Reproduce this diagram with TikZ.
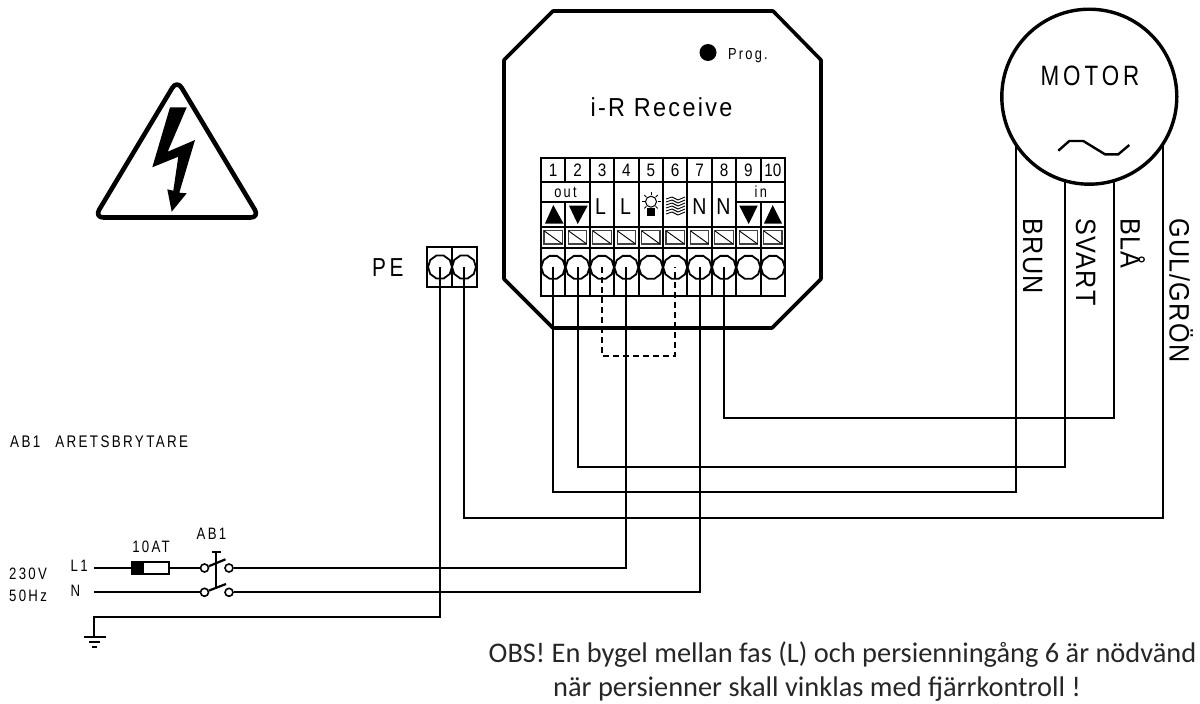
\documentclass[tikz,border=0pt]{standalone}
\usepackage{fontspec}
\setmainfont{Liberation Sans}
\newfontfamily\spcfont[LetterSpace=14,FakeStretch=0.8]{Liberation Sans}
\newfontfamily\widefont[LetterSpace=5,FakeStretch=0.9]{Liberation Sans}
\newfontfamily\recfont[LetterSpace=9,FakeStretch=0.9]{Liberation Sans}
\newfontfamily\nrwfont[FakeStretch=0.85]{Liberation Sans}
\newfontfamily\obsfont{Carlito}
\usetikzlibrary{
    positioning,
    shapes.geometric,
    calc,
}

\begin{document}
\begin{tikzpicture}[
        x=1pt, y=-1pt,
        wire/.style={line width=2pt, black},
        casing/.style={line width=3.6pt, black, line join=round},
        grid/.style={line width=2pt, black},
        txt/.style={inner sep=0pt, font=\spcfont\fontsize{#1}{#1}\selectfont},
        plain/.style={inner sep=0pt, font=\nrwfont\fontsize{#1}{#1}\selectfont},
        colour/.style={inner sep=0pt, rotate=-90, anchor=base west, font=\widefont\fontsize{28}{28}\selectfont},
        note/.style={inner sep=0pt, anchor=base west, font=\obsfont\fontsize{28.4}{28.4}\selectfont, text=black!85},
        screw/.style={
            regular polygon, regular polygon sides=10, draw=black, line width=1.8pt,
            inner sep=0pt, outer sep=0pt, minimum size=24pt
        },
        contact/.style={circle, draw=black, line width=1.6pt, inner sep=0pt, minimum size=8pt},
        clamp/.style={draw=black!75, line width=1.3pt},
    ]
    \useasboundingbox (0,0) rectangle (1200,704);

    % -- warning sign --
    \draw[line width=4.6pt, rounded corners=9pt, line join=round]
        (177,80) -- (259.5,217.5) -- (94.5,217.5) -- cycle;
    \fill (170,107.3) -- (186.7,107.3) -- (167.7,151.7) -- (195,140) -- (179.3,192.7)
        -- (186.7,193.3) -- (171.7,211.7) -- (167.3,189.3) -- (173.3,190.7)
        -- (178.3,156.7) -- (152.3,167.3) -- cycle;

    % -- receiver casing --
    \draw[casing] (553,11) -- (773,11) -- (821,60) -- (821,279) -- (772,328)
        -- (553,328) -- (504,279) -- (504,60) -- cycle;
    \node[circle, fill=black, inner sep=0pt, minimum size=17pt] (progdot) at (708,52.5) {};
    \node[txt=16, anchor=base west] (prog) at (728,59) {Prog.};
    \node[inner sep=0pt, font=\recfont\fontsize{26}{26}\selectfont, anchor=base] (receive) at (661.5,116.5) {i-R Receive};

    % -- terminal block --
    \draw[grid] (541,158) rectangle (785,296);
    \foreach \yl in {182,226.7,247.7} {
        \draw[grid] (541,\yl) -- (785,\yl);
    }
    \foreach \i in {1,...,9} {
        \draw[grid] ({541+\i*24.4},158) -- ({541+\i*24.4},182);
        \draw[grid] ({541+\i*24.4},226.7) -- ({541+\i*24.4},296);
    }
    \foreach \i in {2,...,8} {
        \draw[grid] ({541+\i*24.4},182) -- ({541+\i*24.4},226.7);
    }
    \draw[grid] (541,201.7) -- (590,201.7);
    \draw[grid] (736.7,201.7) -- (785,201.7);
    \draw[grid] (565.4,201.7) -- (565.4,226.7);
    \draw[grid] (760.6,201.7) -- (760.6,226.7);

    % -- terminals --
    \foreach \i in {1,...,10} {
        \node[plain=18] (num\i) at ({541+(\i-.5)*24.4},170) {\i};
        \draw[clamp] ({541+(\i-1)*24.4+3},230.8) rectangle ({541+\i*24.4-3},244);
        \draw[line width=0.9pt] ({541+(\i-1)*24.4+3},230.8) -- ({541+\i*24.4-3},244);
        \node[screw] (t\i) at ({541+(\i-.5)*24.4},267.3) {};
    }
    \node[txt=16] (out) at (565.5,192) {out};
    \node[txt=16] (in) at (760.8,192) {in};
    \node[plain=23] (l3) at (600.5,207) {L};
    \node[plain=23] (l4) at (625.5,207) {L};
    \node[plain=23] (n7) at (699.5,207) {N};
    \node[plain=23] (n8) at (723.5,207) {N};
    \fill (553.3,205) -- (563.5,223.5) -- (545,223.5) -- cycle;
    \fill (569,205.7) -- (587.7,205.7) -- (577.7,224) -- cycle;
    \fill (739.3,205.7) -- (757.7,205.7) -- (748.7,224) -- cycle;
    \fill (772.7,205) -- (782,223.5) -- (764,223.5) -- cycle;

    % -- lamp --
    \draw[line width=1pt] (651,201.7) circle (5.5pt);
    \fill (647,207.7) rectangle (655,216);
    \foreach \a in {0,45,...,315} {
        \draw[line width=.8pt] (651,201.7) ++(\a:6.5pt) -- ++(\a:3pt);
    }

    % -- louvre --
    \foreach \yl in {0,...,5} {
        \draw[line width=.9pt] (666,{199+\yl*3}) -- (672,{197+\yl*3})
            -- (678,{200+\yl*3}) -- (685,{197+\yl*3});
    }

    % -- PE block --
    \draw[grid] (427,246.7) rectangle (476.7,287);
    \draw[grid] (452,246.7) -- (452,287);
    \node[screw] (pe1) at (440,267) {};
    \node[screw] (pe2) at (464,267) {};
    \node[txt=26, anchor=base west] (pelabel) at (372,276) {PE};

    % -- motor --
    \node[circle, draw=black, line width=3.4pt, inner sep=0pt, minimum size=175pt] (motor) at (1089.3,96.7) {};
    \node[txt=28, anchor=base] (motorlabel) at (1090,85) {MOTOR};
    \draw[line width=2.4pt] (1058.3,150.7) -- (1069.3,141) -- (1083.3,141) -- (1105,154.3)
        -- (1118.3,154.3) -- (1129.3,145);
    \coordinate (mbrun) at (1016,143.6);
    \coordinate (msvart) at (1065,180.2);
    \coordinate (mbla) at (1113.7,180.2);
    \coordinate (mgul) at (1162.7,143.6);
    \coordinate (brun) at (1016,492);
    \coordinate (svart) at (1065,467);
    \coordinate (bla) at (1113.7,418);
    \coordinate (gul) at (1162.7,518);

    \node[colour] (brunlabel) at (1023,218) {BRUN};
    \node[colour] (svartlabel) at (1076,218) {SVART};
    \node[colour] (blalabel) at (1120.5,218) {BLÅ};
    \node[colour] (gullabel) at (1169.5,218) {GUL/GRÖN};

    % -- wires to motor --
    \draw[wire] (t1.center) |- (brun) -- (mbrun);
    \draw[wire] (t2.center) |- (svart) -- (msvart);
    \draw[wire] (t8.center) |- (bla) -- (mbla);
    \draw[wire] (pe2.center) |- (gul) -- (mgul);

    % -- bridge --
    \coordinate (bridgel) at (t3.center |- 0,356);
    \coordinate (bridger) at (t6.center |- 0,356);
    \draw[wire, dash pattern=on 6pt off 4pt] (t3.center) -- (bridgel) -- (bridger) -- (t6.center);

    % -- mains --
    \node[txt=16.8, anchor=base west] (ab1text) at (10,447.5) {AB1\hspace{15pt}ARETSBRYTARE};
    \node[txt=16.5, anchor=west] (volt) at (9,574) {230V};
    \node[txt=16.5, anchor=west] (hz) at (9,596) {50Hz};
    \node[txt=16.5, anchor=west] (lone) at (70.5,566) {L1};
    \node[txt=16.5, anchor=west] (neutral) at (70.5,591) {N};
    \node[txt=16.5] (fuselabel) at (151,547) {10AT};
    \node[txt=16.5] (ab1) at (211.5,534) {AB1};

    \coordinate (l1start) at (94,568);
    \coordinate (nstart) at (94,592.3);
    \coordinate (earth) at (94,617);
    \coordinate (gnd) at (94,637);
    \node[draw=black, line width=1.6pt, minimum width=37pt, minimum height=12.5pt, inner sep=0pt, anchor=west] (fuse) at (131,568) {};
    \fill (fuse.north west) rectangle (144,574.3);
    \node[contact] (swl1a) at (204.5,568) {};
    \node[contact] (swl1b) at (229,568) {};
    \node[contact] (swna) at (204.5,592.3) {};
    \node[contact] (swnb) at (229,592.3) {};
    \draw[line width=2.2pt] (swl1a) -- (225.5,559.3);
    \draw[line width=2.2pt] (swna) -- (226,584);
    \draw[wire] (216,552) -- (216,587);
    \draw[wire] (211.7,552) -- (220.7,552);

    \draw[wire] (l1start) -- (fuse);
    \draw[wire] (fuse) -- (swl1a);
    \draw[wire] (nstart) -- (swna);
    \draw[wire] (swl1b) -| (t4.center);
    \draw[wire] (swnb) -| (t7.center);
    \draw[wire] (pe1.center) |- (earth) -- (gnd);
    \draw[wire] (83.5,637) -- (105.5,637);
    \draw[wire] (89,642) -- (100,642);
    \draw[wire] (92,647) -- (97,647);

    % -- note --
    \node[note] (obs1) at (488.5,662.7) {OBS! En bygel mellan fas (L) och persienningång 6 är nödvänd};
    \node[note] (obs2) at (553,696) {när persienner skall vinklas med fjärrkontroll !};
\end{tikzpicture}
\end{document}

____

Repeat only the lines from the beginning of the material through the line containing "-- (178.3,156.7) -- (152.3,167.3)", both ends kept, leaving pictures out.

- [Exercise result]:
Reproduce this diagram with TikZ.
\documentclass[tikz,border=0pt]{standalone}
\usepackage{fontspec}
\setmainfont{Liberation Sans}
\newfontfamily\spcfont[LetterSpace=14,FakeStretch=0.8]{Liberation Sans}
\newfontfamily\widefont[LetterSpace=5,FakeStretch=0.9]{Liberation Sans}
\newfontfamily\recfont[LetterSpace=9,FakeStretch=0.9]{Liberation Sans}
\newfontfamily\nrwfont[FakeStretch=0.85]{Liberation Sans}
\newfontfamily\obsfont{Carlito}
\usetikzlibrary{
    positioning,
    shapes.geometric,
    calc,
}

\begin{document}
\begin{tikzpicture}[
        x=1pt, y=-1pt,
        wire/.style={line width=2pt, black},
        casing/.style={line width=3.6pt, black, line join=round},
        grid/.style={line width=2pt, black},
        txt/.style={inner sep=0pt, font=\spcfont\fontsize{#1}{#1}\selectfont},
        plain/.style={inner sep=0pt, font=\nrwfont\fontsize{#1}{#1}\selectfont},
        colour/.style={inner sep=0pt, rotate=-90, anchor=base west, font=\widefont\fontsize{28}{28}\selectfont},
        note/.style={inner sep=0pt, anchor=base west, font=\obsfont\fontsize{28.4}{28.4}\selectfont, text=black!85},
        screw/.style={
            regular polygon, regular polygon sides=10, draw=black, line width=1.8pt,
            inner sep=0pt, outer sep=0pt, minimum size=24pt
        },
        contact/.style={circle, draw=black, line width=1.6pt, inner sep=0pt, minimum size=8pt},
        clamp/.style={draw=black!75, line width=1.3pt},
    ]
    \useasboundingbox (0,0) rectangle (1200,704);

    % -- warning sign --
    \draw[line width=4.6pt, rounded corners=9pt, line join=round]
        (177,80) -- (259.5,217.5) -- (94.5,217.5) -- cycle;
    \fill (170,107.3) -- (186.7,107.3) -- (167.7,151.7) -- (195,140) -- (179.3,192.7)
        -- (186.7,193.3) -- (171.7,211.7) -- (167.3,189.3) -- (173.3,190.7)
        -- (178.3,156.7) -- (152.3,167.3) -- cycle;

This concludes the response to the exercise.